--- Start ---

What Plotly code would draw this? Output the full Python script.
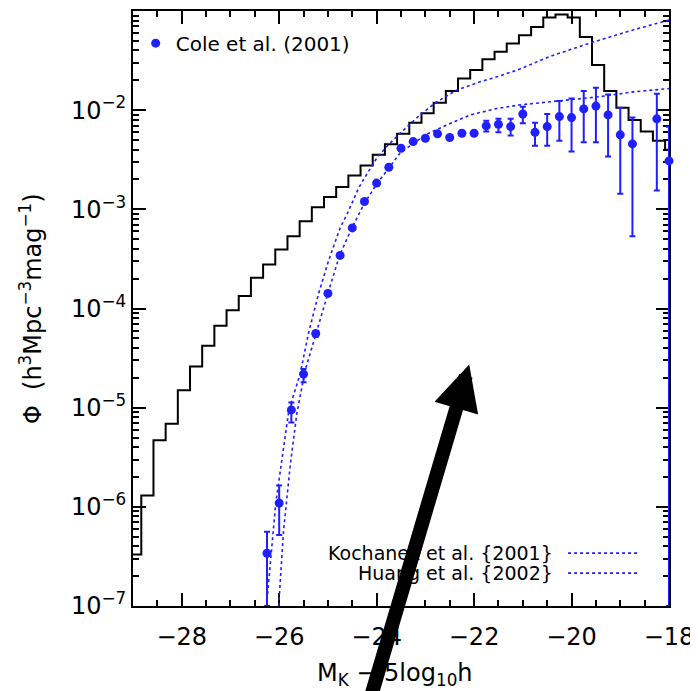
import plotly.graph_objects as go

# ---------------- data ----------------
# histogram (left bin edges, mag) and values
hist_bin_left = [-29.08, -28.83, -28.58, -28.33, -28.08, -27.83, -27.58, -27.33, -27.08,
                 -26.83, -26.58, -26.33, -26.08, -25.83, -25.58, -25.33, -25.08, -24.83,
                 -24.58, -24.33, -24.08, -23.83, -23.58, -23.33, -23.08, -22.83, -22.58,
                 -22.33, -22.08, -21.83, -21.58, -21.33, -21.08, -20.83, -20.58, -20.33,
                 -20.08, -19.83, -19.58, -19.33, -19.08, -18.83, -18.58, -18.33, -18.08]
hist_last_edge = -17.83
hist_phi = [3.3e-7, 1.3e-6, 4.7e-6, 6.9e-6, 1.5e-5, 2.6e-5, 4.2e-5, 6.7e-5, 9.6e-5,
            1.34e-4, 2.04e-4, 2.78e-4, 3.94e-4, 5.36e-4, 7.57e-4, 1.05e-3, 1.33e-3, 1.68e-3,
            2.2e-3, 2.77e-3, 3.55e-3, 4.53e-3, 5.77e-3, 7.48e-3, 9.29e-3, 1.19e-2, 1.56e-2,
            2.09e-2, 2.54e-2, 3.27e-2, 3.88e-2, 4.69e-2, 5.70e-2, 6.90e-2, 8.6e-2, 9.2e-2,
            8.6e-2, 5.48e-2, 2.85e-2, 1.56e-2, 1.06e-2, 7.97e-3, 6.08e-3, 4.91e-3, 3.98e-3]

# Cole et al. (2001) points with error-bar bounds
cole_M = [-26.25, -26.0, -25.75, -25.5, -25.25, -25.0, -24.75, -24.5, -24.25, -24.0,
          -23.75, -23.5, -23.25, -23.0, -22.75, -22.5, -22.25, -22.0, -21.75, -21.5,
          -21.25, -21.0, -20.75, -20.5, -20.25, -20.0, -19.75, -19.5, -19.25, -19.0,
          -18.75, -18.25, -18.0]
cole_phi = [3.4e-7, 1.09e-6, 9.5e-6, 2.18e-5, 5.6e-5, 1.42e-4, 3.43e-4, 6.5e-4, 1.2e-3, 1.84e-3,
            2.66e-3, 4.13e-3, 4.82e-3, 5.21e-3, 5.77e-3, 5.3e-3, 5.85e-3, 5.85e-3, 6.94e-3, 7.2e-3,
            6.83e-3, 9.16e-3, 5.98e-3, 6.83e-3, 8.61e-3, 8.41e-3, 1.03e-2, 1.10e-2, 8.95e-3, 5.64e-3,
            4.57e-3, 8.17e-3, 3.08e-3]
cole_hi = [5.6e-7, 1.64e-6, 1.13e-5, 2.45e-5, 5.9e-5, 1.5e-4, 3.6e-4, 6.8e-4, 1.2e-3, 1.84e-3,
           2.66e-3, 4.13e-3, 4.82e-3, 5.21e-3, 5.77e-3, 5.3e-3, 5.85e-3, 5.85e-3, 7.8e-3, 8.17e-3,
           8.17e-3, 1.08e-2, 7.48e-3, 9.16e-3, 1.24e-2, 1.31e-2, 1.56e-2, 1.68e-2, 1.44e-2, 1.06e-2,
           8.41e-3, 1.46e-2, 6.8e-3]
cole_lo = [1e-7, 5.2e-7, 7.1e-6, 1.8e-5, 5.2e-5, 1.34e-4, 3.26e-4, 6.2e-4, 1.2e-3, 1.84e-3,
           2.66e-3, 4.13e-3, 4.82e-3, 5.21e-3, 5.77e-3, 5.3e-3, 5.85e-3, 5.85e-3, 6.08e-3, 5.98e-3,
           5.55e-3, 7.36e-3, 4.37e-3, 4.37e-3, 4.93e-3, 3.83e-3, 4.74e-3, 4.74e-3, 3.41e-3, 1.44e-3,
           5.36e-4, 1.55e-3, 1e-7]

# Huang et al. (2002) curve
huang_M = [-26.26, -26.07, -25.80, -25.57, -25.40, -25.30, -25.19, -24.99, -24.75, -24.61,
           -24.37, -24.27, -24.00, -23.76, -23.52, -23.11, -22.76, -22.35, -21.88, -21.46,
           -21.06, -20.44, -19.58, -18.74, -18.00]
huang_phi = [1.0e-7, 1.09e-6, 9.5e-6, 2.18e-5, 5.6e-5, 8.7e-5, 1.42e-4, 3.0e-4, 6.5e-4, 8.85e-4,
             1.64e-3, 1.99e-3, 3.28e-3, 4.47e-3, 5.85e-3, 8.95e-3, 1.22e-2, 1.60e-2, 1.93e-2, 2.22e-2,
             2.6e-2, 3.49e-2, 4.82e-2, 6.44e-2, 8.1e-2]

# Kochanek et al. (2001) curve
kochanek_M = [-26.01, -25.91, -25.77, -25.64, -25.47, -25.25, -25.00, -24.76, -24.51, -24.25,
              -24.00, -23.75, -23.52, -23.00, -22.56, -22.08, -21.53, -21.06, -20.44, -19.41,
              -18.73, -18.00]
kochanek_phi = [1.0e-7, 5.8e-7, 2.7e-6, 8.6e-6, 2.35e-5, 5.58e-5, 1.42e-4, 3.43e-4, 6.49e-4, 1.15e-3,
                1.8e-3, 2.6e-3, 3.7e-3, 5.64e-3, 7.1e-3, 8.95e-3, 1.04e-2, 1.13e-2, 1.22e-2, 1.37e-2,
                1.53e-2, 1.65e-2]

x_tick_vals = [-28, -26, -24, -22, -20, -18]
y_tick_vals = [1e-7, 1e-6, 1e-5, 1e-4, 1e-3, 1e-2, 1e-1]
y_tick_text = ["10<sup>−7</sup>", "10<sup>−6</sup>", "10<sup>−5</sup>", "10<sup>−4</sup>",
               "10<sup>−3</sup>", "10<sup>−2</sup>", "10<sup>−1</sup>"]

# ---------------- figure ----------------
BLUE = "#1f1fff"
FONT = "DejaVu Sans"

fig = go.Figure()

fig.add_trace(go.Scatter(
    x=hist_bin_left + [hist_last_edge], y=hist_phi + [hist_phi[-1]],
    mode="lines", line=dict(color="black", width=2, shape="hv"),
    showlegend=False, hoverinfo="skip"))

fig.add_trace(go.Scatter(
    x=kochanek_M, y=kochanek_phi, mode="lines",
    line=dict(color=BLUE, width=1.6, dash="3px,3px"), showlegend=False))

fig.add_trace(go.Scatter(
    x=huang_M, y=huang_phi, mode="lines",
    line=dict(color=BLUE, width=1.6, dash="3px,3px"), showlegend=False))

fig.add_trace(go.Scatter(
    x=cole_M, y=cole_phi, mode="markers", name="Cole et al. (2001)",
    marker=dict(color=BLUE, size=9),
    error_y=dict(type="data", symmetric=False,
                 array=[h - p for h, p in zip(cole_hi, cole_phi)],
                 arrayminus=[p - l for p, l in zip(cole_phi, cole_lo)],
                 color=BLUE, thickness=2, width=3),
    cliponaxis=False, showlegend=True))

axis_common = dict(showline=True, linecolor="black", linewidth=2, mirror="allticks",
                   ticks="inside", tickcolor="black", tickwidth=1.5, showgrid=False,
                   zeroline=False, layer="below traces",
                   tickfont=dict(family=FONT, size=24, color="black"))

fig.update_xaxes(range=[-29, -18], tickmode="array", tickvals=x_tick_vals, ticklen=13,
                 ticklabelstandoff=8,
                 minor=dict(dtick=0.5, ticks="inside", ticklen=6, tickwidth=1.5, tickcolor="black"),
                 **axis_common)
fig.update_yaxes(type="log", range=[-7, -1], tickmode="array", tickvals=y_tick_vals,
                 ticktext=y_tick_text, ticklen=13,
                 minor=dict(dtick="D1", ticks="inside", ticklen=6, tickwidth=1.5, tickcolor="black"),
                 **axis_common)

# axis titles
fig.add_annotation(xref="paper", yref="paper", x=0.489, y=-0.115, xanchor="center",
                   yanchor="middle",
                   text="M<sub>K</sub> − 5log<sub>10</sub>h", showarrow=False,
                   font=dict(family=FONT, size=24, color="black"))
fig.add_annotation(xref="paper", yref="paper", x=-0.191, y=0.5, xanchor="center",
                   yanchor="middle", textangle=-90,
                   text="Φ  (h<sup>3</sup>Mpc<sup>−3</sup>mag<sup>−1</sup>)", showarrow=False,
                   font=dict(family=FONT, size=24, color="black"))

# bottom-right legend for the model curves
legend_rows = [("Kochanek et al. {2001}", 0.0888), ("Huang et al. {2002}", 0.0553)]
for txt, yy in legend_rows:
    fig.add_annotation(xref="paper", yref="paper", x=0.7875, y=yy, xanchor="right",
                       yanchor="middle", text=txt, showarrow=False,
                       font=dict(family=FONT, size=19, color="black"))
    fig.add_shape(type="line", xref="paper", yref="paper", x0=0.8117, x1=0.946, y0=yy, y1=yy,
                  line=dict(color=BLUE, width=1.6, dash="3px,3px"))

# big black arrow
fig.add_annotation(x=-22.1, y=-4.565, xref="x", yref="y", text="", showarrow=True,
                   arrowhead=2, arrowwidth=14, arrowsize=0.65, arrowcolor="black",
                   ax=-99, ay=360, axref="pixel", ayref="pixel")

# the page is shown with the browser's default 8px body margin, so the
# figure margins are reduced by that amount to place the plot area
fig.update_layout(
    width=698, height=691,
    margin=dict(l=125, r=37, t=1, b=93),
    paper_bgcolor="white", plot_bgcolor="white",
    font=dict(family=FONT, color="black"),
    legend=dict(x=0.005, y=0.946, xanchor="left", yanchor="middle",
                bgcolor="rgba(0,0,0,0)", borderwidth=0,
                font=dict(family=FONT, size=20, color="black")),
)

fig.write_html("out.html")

--- End ---

Each line from the top of the material through the line containing "6.08e-3, 4.91e-3, 3.98e-3]" should be reproduced exactly; please drop any images.

What Plotly code would draw this? Output the full Python script.
import plotly.graph_objects as go

# ---------------- data ----------------
# histogram (left bin edges, mag) and values
hist_bin_left = [-29.08, -28.83, -28.58, -28.33, -28.08, -27.83, -27.58, -27.33, -27.08,
                 -26.83, -26.58, -26.33, -26.08, -25.83, -25.58, -25.33, -25.08, -24.83,
                 -24.58, -24.33, -24.08, -23.83, -23.58, -23.33, -23.08, -22.83, -22.58,
                 -22.33, -22.08, -21.83, -21.58, -21.33, -21.08, -20.83, -20.58, -20.33,
                 -20.08, -19.83, -19.58, -19.33, -19.08, -18.83, -18.58, -18.33, -18.08]
hist_last_edge = -17.83
hist_phi = [3.3e-7, 1.3e-6, 4.7e-6, 6.9e-6, 1.5e-5, 2.6e-5, 4.2e-5, 6.7e-5, 9.6e-5,
            1.34e-4, 2.04e-4, 2.78e-4, 3.94e-4, 5.36e-4, 7.57e-4, 1.05e-3, 1.33e-3, 1.68e-3,
            2.2e-3, 2.77e-3, 3.55e-3, 4.53e-3, 5.77e-3, 7.48e-3, 9.29e-3, 1.19e-2, 1.56e-2,
            2.09e-2, 2.54e-2, 3.27e-2, 3.88e-2, 4.69e-2, 5.70e-2, 6.90e-2, 8.6e-2, 9.2e-2,
            8.6e-2, 5.48e-2, 2.85e-2, 1.56e-2, 1.06e-2, 7.97e-3, 6.08e-3, 4.91e-3, 3.98e-3]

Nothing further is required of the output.